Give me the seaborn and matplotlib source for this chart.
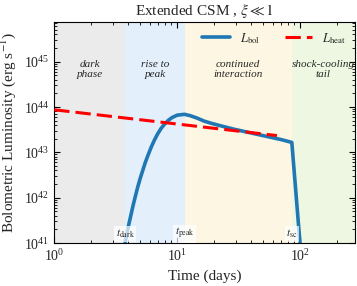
import matplotlib
matplotlib.use("Agg")
import matplotlib.pyplot as plt
import matplotlib.ticker as mticker
import numpy as np
import pandas as pd
import seaborn as sns

# light curve (days, erg/s)
t_bol = [3.70, 3.767, 3.89, 4.027, 4.169, 4.365, 4.571, 4.786, 5.012, 5.248,
         5.495, 5.821, 6.166, 6.531, 6.918, 7.413, 7.943, 8.511, 9.12, 10.0,
         11.48, 12.76, 14.45, 16.6, 19.05, 22.39, 28.18, 35.48, 44.67, 56.23,
         70.79, 85.9, 100.8]
L_bol = [8e40, 1.0e41, 1.55e41, 2.45e41, 3.72e41, 6.46e41, 1.07e42, 1.74e42,
         2.69e42, 3.98e42, 5.89e42, 8.91e42, 1.32e43, 1.86e43, 2.51e43,
         3.39e43, 4.27e43, 5.13e43, 5.89e43, 6.61e43, 6.92e43, 6.46e43,
         5.75e43, 4.9e43, 4.37e43, 3.89e43, 3.31e43, 2.88e43, 2.51e43,
         2.19e43, 1.91e43, 1.66e43, 8e40]
t_heat = [1.0, 65.0]
L_heat = [8.7e43, 2.35e43]

# phase boundaries (days)
t_dark, t_peak, t_sc = 3.78, 11.5, 86.0
phase_edges = [1.0, t_dark, t_peak, t_sc, 280.0]
phase_names = ["dark\nphase", "rise to\npeak", "continued\ninteraction",
               "shock-cooling\ntail"]
phase_colors = ["#ebebeb", "#e3effb", "#fdf6e2", "#eef7e2"]
marker_times = [t_dark, t_peak, t_sc]
marker_labels = [r"$t_{\rm dark}$", r"$t_{\rm peak}$", r"$t_{\rm sc}$"]

sns.set_theme(style="ticks")
plt.rcParams["font.family"] = ["Liberation Serif", "DejaVu Serif"]
plt.rcParams["mathtext.fontset"] = "stix"

fig = plt.figure(figsize=(3.57, 2.86), dpi=100)
ax = fig.add_axes([0.152, 0.150, 0.842, 0.773])

for i, name in enumerate(phase_names):
    lo, hi = phase_edges[i], phase_edges[i + 1]
    ax.axvspan(lo, hi, color=phase_colors[i], lw=0, zorder=0)
    ax.text(np.sqrt(lo * hi), 0.785, name, transform=ax.get_xaxis_transform(),
            ha="center", va="center", style="italic", fontsize=8, zorder=5,
            linespacing=1.1)

df_bol = pd.DataFrame({"t": t_bol, "L": L_bol})
df_heat = pd.DataFrame({"t": t_heat, "L": L_heat})
sns.lineplot(data=df_bol, x="t", y="L", sort=False, color="#1f77b4", lw=2.6,
             ax=ax, label=r"$L_{\rm bol}$", zorder=3)
sns.lineplot(data=df_heat, x="t", y="L", sort=False, color="red", lw=2.2,
             ax=ax, label=r"$L_{\rm heat}$", zorder=4)
ax.lines[0].set_solid_joinstyle("round")
ax.lines[-1].set_linestyle((0, (5, 2)))

for tm, lab in zip(marker_times, marker_labels):
    ax.text(tm, 1.6e41, lab, ha="center", va="center", fontsize=8, zorder=6,
            bbox=dict(boxstyle="square,pad=0.15", fc="white", ec="none",
                      alpha=0.7))

ax.set_xscale("log")
ax.set_yscale("log")
ax.set_xlim(1, 280)
ax.set_ylim(1e41, 7.5e45)
for axis in (ax.xaxis, ax.yaxis):
    axis.set_major_locator(mticker.LogLocator(base=10, numticks=20))
    axis.set_minor_locator(mticker.LogLocator(base=10, subs=np.arange(2, 10),
                                              numticks=100))
    axis.set_minor_formatter(mticker.NullFormatter())
ax.set_xlabel("Time (days)", fontsize=11)
ax.set_ylabel(r"Bolometric Luminosity (erg s$^{-1}$)", fontsize=11)
ax.set_title(r"Extended CSM , $\xi \ll 1$", fontsize=11, pad=5)
ax.tick_params(which="both", direction="in", top=True, right=True,
               labelsize=10, color="black")
ax.tick_params(which="major", length=4, width=0.8)
ax.tick_params(which="minor", length=2, width=0.6)
for sp in ax.spines.values():
    sp.set_color("black")
    sp.set_linewidth(0.8)

ax.legend(loc="upper right", ncol=2, frameon=False, fontsize=9,
          handlelength=2.2, handletextpad=0.8, columnspacing=2.0,
          borderaxespad=0.3)

fig.savefig("out.png", dpi=100)
plt.close(fig)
+===+
# DO THIS
What is needed is an exact reproduction of the data, pictures excluded.

# REPLY TO THE EXERCISE
Give me the seaborn and matplotlib source for this chart.
import matplotlib
matplotlib.use("Agg")
import matplotlib.pyplot as plt
import matplotlib.ticker as mticker
import numpy as np
import pandas as pd
import seaborn as sns

# light curve (days, erg/s)
t_bol = [3.70, 3.767, 3.89, 4.027, 4.169, 4.365, 4.571, 4.786, 5.012, 5.248,
         5.495, 5.821, 6.166, 6.531, 6.918, 7.413, 7.943, 8.511, 9.12, 10.0,
         11.48, 12.76, 14.45, 16.6, 19.05, 22.39, 28.18, 35.48, 44.67, 56.23,
         70.79, 85.9, 100.8]
L_bol = [8e40, 1.0e41, 1.55e41, 2.45e41, 3.72e41, 6.46e41, 1.07e42, 1.74e42,
         2.69e42, 3.98e42, 5.89e42, 8.91e42, 1.32e43, 1.86e43, 2.51e43,
         3.39e43, 4.27e43, 5.13e43, 5.89e43, 6.61e43, 6.92e43, 6.46e43,
         5.75e43, 4.9e43, 4.37e43, 3.89e43, 3.31e43, 2.88e43, 2.51e43,
         2.19e43, 1.91e43, 1.66e43, 8e40]
t_heat = [1.0, 65.0]
L_heat = [8.7e43, 2.35e43]

# phase boundaries (days)
t_dark, t_peak, t_sc = 3.78, 11.5, 86.0
phase_edges = [1.0, t_dark, t_peak, t_sc, 280.0]
phase_names = ["dark\nphase", "rise to\npeak", "continued\ninteraction",
               "shock-cooling\ntail"]
phase_colors = ["#ebebeb", "#e3effb", "#fdf6e2", "#eef7e2"]
marker_times = [t_dark, t_peak, t_sc]
marker_labels = [r"$t_{\rm dark}$", r"$t_{\rm peak}$", r"$t_{\rm sc}$"]

sns.set_theme(style="ticks")
plt.rcParams["font.family"] = ["Liberation Serif", "DejaVu Serif"]
plt.rcParams["mathtext.fontset"] = "stix"

fig = plt.figure(figsize=(3.57, 2.86), dpi=100)
ax = fig.add_axes([0.152, 0.150, 0.842, 0.773])

for i, name in enumerate(phase_names):
    lo, hi = phase_edges[i], phase_edges[i + 1]
    ax.axvspan(lo, hi, color=phase_colors[i], lw=0, zorder=0)
    ax.text(np.sqrt(lo * hi), 0.785, name, transform=ax.get_xaxis_transform(),
            ha="center", va="center", style="italic", fontsize=8, zorder=5,
            linespacing=1.1)

df_bol = pd.DataFrame({"t": t_bol, "L": L_bol})
df_heat = pd.DataFrame({"t": t_heat, "L": L_heat})
sns.lineplot(data=df_bol, x="t", y="L", sort=False, color="#1f77b4", lw=2.6,
             ax=ax, label=r"$L_{\rm bol}$", zorder=3)
sns.lineplot(data=df_heat, x="t", y="L", sort=False, color="red", lw=2.2,
             ax=ax, label=r"$L_{\rm heat}$", zorder=4)
ax.lines[0].set_solid_joinstyle("round")
ax.lines[-1].set_linestyle((0, (5, 2)))

for tm, lab in zip(marker_times, marker_labels):
    ax.text(tm, 1.6e41, lab, ha="center", va="center", fontsize=8, zorder=6,
            bbox=dict(boxstyle="square,pad=0.15", fc="white", ec="none",
                      alpha=0.7))

ax.set_xscale("log")
ax.set_yscale("log")
ax.set_xlim(1, 280)
ax.set_ylim(1e41, 7.5e45)
for axis in (ax.xaxis, ax.yaxis):
    axis.set_major_locator(mticker.LogLocator(base=10, numticks=20))
    axis.set_minor_locator(mticker.LogLocator(base=10, subs=np.arange(2, 10),
                                              numticks=100))
    axis.set_minor_formatter(mticker.NullFormatter())
ax.set_xlabel("Time (days)", fontsize=11)
ax.set_ylabel(r"Bolometric Luminosity (erg s$^{-1}$)", fontsize=11)
ax.set_title(r"Extended CSM , $\xi \ll 1$", fontsize=11, pad=5)
ax.tick_params(which="both", direction="in", top=True, right=True,
               labelsize=10, color="black")
ax.tick_params(which="major", length=4, width=0.8)
ax.tick_params(which="minor", length=2, width=0.6)
for sp in ax.spines.values():
    sp.set_color("black")
    sp.set_linewidth(0.8)

ax.legend(loc="upper right", ncol=2, frameon=False, fontsize=9,
          handlelength=2.2, handletextpad=0.8, columnspacing=2.0,
          borderaxespad=0.3)

fig.savefig("out.png", dpi=100)
plt.close(fig)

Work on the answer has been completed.